As a sidebar: I can tell you that it doesn't hurt to be an American in southern France. Despite their antipathy for the present occupant of the White House, virtually everyone I spoke to the entire week seemed to be huge fans of the U.S. and especially NYC; in fact, it was often difficult to change the subject! People had all kinds of stories of what they'd done and experienced during a trip to the Big Apple. They were surprised to learn that the state of NY and the northeast in general have so many ski areas. I told them the same thing in reverse -- that very few people in the U.S. are aware of their ski region in the south of France, which was why I was there in the first place.
Before getting started, Michel insisted on a shot of their NYC/NJ visitor in front of his Pisten Bully:
And up we went:
I asked Michel a bunch of questions about Roubion's operations and he said that like all of the comparatively low-elevation ski areas in the region with limited snowmaking, natural precipitation was their biggest variable/challenge and that the previous three seasons had been especially tough. This season was a bit more normal but still below average.
A look downhill from the summit at 1,920 meters/6,300 feet, which has an impressive 360-degree panorama in person:
While the views from the top weren't as nice as they'd be on a bluebird day, it was great to get a private-ski-area experience and take advantage of the additional six inches of powder that'd fallen overnight:
"Les Écureuils" Trail
"Les Blanchons" Trail
Arriving back at the base area:
Their big infrastructure news is a fixed quad chair purchased from Val Thorens in the 3 Valleys region, which should be operational next season. They're also building a bunch of new wooden chalets for overnight visitors and restoring some old stone houses at the base, but it isn't cheap so they're doing them gradually:
This friendly dog had run in front of me mid-mountain earlier; he came down to say hello:
Although the ski area wasn't running that day, this cute restaurant was and I had a tasty lunch:
Since it wasn't even 1 pm, I headed back to the village of Roubion and chatted with tourism office employees Sophie and Anne about the rental electric mountain bikes that are already a big thing over there. The four levels of electric backup don't replace pedaling; you still have to exert yourself -- the point is to give non-hardcores of all ages the ability to ride all types of terrain, both on- and off-road. After giving it a try, I understood how electric mountain biking is a pretty inclusive idea for visitors:
It was still lunch time -- as you know, the French take long lunches -- so they joined me for a quick ride around the village with great views at every turn, old churches, etc.:
Eventually, we walked through the atmospheric village, interconnected by winding sidewalks:
And eventually ended up at the mayor's office -- yep, they have these type of photos over there too!
In summary: while the weather didn't necessarily cooperate, I wasn't going to look this gift horse in the mouth -- a handful of morning powder runs at an empty mountain and a visit to a type of "ski village" that doesn't exist in North America.
Friendly French people? Now I've seen everything!!

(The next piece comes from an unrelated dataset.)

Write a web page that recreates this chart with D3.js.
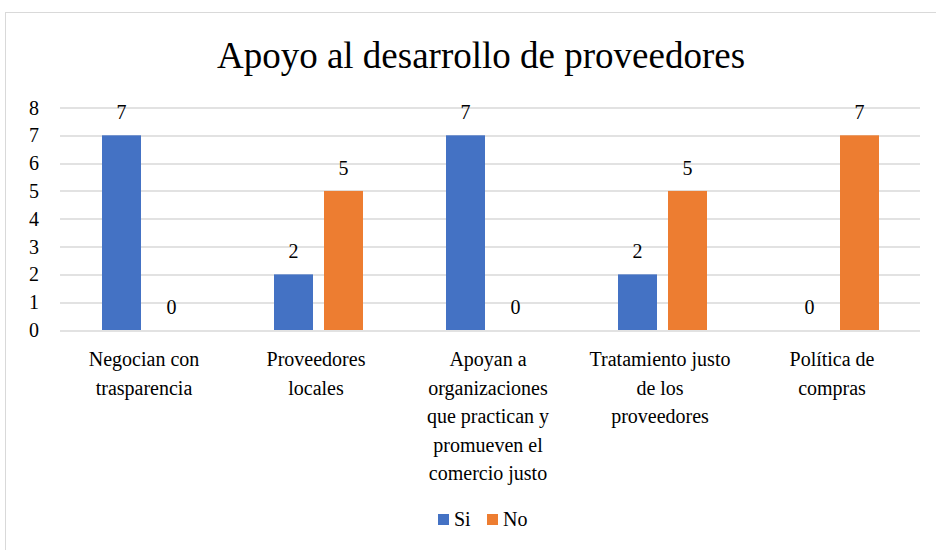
<!DOCTYPE html>
<html>
<head>
<meta charset="utf-8">
<script src="https://cdn.jsdelivr.net/npm/d3@7"></script>
<style>
  body { margin: 0; background: #fff; }
  svg text, svg tspan { font-family: "Liberation Serif", "Times New Roman", serif !important; }
</style>
</head>
<body>
<div id="chart"></div>
<script>
var categories = [
  ["Negocian con", "trasparencia"],
  ["Proveedores", "locales"],
  ["Apoyan a", "organizaciones", "que practican y", "promueven el", "comercio justo"],
  ["Tratamiento justo", "de los", "proveedores"],
  ["Política de", "compras"]
];
var siValues = [7, 2, 7, 2, 0];
var noValues = [0, 5, 0, 5, 7];
var seriesNames = ["Si", "No"];
var yTicks = [0, 1, 2, 3, 4, 5, 6, 7, 8];
var colors = ["#4472C4", "#ED7D31"];
var FONT = "Liberation Serif";

var svg = d3.select("#chart").append("svg")
    .attr("width", 936).attr("height", 550);

// chart frame
svg.append("rect")
    .attr("x", 5.5).attr("y", 12.5)
    .attr("width", 940).attr("height", 560)
    .attr("fill", "none").attr("stroke", "#d9d9d9");

var margin = {top: 107.5, left: 60, right: 16, bottom: 220};
var width = 936 - margin.left - margin.right,
    height = 330 - margin.top;

var g = svg.append("g").attr("transform", "translate(" + margin.left + "," + margin.top + ")");

var x0 = d3.scaleBand().domain(d3.range(categories.length)).range([0, width]).paddingInner(0).paddingOuter(0);
var x1 = d3.scaleBand().domain([0, 1]).range([42, x0.bandwidth() - 41]).paddingInner(0.22);
var y = d3.scaleLinear().domain([0, 8]).range([height, 0]);

svg.append("text")
    .attr("x", 481).attr("y", 68)
    .attr("text-anchor", "middle")
    .attr("font-family", FONT)
    .attr("font-size", 37)
    .text("Apoyo al desarrollo de proveedores");

// gridlines
g.append("g").selectAll("line")
  .data(yTicks).enter().append("line")
    .attr("x1", 0).attr("x2", width)
    .attr("y1", function(d) { return Math.round(y(d)) + 0.5; })
    .attr("y2", function(d) { return Math.round(y(d)) + 0.5; })
    .attr("stroke", "#d9d9d9").attr("stroke-width", 1.3);

// y axis labels
g.append("g").selectAll("text")
  .data(yTicks).enter().append("text")
    .attr("x", -21)
    .attr("y", function(d) { return y(d) + 7; })
    .attr("text-anchor", "end")
    .attr("font-family", FONT)
    .attr("font-size", 20)
    .text(function(d) { return d; });

var data = categories.map(function(c, i) {
  return {i: i, values: [siValues[i], noValues[i]]};
});

var group = g.selectAll(".cat")
  .data(data)
  .enter().append("g")
    .attr("class", "cat")
    .attr("transform", function(d) { return "translate(" + x0(d.i) + ",0)"; });

group.selectAll("rect")
  .data(function(d) { return d.values.map(function(v, s) { return {s: s, v: v}; }); })
  .enter().append("rect")
    .attr("x", function(d) { return x1(d.s); })
    .attr("width", x1.bandwidth())
    .attr("y", function(d) { return y(d.v); })
    .attr("height", function(d) { return height - y(d.v); })
    .attr("fill", function(d) { return colors[d.s]; });

group.selectAll(".val")
  .data(function(d) { return d.values.map(function(v, s) { return {s: s, v: v}; }); })
  .enter().append("text")
    .attr("class", "val")
    .attr("x", function(d) { return x1(d.s) + x1.bandwidth() / 2; })
    .attr("y", function(d) { return y(d.v) - 16; })
    .attr("text-anchor", "middle")
    .attr("font-family", FONT)
    .attr("font-size", 20)
    .text(function(d) { return d.v; });

// category labels
var labels = g.selectAll(".lab")
  .data(categories)
  .enter().append("text")
    .attr("class", "lab")
    .attr("text-anchor", "middle")
    .attr("font-family", FONT)
    .attr("font-size", 20)
    .attr("transform", function(d, i) { return "translate(" + (x0(i) + x0.bandwidth() / 2 - 2) + "," + (height + 36) + ")"; });

labels.selectAll("tspan")
  .data(function(d) { return d; })
  .enter().append("tspan")
    .attr("x", 0)
    .attr("y", function(d, j) { return j * 28.5; })
    .text(function(d) { return d; });

// legend
var legend = svg.append("g").attr("transform", "translate(438,514)");
var item = legend.selectAll("g")
  .data(seriesNames)
  .enter().append("g")
    .attr("transform", function(d, i) { return "translate(" + (i * 49) + ",0)"; });
item.append("rect")
    .attr("width", 11).attr("height", 11)
    .attr("fill", function(d, i) { return colors[i]; });
item.append("text")
    .attr("x", 16).attr("y", 12)
    .attr("font-family", FONT)
    .attr("font-size", 20)
    .text(function(d) { return d; });
</script>
</body>
</html>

You heard it here first! I've always found French inhabitants in ski regions to be really welcoming, with those in the south of France even more so. Also, as mentioned, they're fascinated by the U.S. in general and particularly by NYC. A number of people mentioned the shared connection of 9/11 and their experiences with terrorist attacks at the Bataclan club in Paris and Bastille Day 2016 in Nice. Finally, millennials are crazy about the NBA and will tell you chapter and verse about their preferred team/players while wearing branded caps and t-shirts.